Overall, third-party aggregators account for about 1 in 20 restaurant orders, according to PYMNTS Intelligence research from last year’s study “Connected Dining: Third-Party Restaurant Aggregators Keep the Young and Affluent Engaged.” In contrast, 14% of restaurant orders are placed online through restaurants’ direct ordering platforms, the study found.
One of the ways that the brand is looking to further increase engagement with its direct ordering platforms is through a paid membership program, Wonder+, currently charging $8 a month for free delivery and priority ordering at higher-throughput times.
Only a small share of consumers seeks out restaurant subscriptions, but these tend to be eateries’ highest-value customers, per PYMNTS Intelligence’s 2022 study “Digital Divide: Restaurant Subscribers and Loyalty Programs.” Specifically, only 17% of those surveyed said they were very or extremely interested in being provided a restaurant subscription service.

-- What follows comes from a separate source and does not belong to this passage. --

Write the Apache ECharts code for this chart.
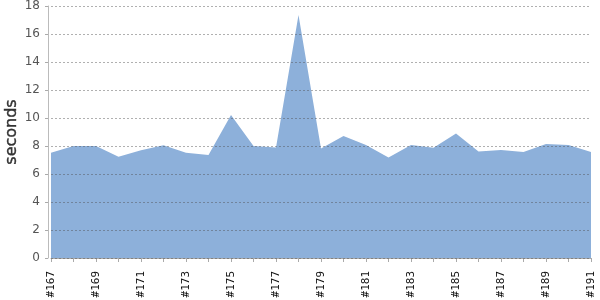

Yet 73% of those interested consumers were very or extremely loyal toward their preferred quick-service restaurants (QSRs), while only 41% of those who were uninterested in subscriptions were similarly loyal.
Shlossman noted that, while engagement is varying location to location in the early stages of testing this program, retention rates after one-month free trials have been “really, really high,” and the program will likely continue to grow as the brand works toward its target of 25 new locations throughout this year.